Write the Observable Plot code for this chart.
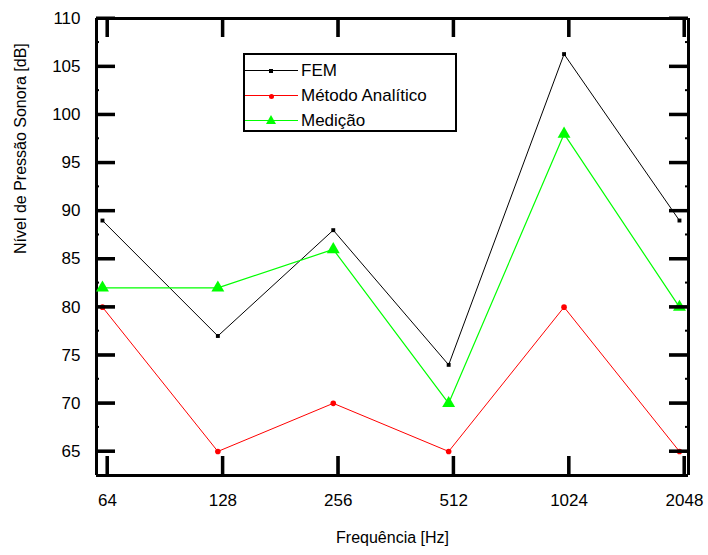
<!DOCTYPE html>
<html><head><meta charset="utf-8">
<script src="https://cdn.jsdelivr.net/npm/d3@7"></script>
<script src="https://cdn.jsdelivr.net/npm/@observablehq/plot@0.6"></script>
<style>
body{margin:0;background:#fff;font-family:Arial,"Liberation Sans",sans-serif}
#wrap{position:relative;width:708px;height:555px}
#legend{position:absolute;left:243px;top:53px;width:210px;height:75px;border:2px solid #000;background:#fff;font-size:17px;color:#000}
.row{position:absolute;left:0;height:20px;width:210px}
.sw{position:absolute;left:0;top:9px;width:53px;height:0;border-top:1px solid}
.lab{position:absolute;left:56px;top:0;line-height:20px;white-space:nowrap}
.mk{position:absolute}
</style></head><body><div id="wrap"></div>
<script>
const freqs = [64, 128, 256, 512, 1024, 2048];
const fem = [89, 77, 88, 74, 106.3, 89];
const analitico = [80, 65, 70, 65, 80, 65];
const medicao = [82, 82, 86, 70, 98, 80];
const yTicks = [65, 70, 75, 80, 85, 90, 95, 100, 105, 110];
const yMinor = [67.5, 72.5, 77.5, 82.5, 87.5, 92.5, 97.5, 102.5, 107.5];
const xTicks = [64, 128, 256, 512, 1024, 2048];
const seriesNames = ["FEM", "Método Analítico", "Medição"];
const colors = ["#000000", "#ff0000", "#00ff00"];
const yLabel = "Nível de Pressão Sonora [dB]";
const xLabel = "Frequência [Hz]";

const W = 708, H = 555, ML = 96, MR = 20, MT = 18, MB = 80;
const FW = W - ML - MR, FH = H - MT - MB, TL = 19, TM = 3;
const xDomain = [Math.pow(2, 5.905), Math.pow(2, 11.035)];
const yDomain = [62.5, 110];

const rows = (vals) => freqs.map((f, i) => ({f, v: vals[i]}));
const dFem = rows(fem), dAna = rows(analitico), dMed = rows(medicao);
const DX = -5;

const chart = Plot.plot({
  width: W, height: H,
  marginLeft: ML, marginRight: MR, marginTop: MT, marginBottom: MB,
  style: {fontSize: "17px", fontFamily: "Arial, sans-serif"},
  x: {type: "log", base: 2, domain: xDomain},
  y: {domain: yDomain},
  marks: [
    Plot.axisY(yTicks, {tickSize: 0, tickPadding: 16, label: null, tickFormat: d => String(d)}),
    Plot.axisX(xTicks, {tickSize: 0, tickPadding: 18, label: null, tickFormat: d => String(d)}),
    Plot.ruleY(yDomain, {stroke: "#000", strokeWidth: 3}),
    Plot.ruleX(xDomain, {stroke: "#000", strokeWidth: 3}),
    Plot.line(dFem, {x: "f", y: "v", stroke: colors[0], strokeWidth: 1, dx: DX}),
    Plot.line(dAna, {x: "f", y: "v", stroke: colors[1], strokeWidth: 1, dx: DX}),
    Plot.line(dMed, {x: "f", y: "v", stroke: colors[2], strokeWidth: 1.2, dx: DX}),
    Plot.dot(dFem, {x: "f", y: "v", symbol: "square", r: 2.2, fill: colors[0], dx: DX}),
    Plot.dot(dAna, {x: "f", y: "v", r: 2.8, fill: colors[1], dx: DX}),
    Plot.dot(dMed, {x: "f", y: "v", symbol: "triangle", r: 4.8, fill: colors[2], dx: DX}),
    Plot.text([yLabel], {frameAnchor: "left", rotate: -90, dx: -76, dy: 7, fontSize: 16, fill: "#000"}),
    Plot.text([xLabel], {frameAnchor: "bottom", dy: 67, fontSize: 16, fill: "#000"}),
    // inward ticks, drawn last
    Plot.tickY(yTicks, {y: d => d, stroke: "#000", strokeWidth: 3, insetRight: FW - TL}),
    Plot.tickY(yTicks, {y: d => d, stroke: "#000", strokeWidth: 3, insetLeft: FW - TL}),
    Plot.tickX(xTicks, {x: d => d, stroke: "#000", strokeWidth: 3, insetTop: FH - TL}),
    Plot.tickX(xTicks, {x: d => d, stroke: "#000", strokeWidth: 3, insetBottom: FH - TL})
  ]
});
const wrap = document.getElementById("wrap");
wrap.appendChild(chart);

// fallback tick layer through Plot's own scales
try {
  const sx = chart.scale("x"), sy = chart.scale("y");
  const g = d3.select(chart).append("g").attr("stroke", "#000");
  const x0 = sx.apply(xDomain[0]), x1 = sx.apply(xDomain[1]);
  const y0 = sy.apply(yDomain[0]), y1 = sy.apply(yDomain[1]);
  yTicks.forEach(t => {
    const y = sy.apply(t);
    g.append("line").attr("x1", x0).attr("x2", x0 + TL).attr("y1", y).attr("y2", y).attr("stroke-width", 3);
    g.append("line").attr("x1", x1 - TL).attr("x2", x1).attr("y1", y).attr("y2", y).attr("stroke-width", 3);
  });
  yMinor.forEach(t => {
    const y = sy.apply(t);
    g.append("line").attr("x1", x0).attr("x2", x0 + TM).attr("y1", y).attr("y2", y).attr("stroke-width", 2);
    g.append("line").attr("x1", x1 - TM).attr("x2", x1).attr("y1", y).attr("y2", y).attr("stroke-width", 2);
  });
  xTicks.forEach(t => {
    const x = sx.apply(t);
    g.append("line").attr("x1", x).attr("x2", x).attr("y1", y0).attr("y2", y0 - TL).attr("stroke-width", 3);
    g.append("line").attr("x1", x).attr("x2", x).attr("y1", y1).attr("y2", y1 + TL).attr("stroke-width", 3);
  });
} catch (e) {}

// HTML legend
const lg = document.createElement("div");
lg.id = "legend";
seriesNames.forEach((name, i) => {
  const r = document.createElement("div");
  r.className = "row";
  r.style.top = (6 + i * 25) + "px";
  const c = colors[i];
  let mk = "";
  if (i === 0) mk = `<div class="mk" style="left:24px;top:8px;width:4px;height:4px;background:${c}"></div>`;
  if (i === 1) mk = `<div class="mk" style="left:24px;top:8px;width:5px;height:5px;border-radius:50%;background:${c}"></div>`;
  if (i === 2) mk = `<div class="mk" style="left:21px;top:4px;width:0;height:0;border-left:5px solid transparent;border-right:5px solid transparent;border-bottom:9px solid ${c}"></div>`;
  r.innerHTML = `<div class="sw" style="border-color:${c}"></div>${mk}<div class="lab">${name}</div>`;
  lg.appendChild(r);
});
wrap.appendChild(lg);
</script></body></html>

Written problem →
Each line from the top of the material through the line containing "const DX = -5;" should be reproduced exactly; please drop any images.

Written answer →
Write the Observable Plot code for this chart.
<!DOCTYPE html>
<html><head><meta charset="utf-8">
<script src="https://cdn.jsdelivr.net/npm/d3@7"></script>
<script src="https://cdn.jsdelivr.net/npm/@observablehq/plot@0.6"></script>
<style>
body{margin:0;background:#fff;font-family:Arial,"Liberation Sans",sans-serif}
#wrap{position:relative;width:708px;height:555px}
#legend{position:absolute;left:243px;top:53px;width:210px;height:75px;border:2px solid #000;background:#fff;font-size:17px;color:#000}
.row{position:absolute;left:0;height:20px;width:210px}
.sw{position:absolute;left:0;top:9px;width:53px;height:0;border-top:1px solid}
.lab{position:absolute;left:56px;top:0;line-height:20px;white-space:nowrap}
.mk{position:absolute}
</style></head><body><div id="wrap"></div>
<script>
const freqs = [64, 128, 256, 512, 1024, 2048];
const fem = [89, 77, 88, 74, 106.3, 89];
const analitico = [80, 65, 70, 65, 80, 65];
const medicao = [82, 82, 86, 70, 98, 80];
const yTicks = [65, 70, 75, 80, 85, 90, 95, 100, 105, 110];
const yMinor = [67.5, 72.5, 77.5, 82.5, 87.5, 92.5, 97.5, 102.5, 107.5];
const xTicks = [64, 128, 256, 512, 1024, 2048];
const seriesNames = ["FEM", "Método Analítico", "Medição"];
const colors = ["#000000", "#ff0000", "#00ff00"];
const yLabel = "Nível de Pressão Sonora [dB]";
const xLabel = "Frequência [Hz]";

const W = 708, H = 555, ML = 96, MR = 20, MT = 18, MB = 80;
const FW = W - ML - MR, FH = H - MT - MB, TL = 19, TM = 3;
const xDomain = [Math.pow(2, 5.905), Math.pow(2, 11.035)];
const yDomain = [62.5, 110];

const rows = (vals) => freqs.map((f, i) => ({f, v: vals[i]}));
const dFem = rows(fem), dAna = rows(analitico), dMed = rows(medicao);
const DX = -5;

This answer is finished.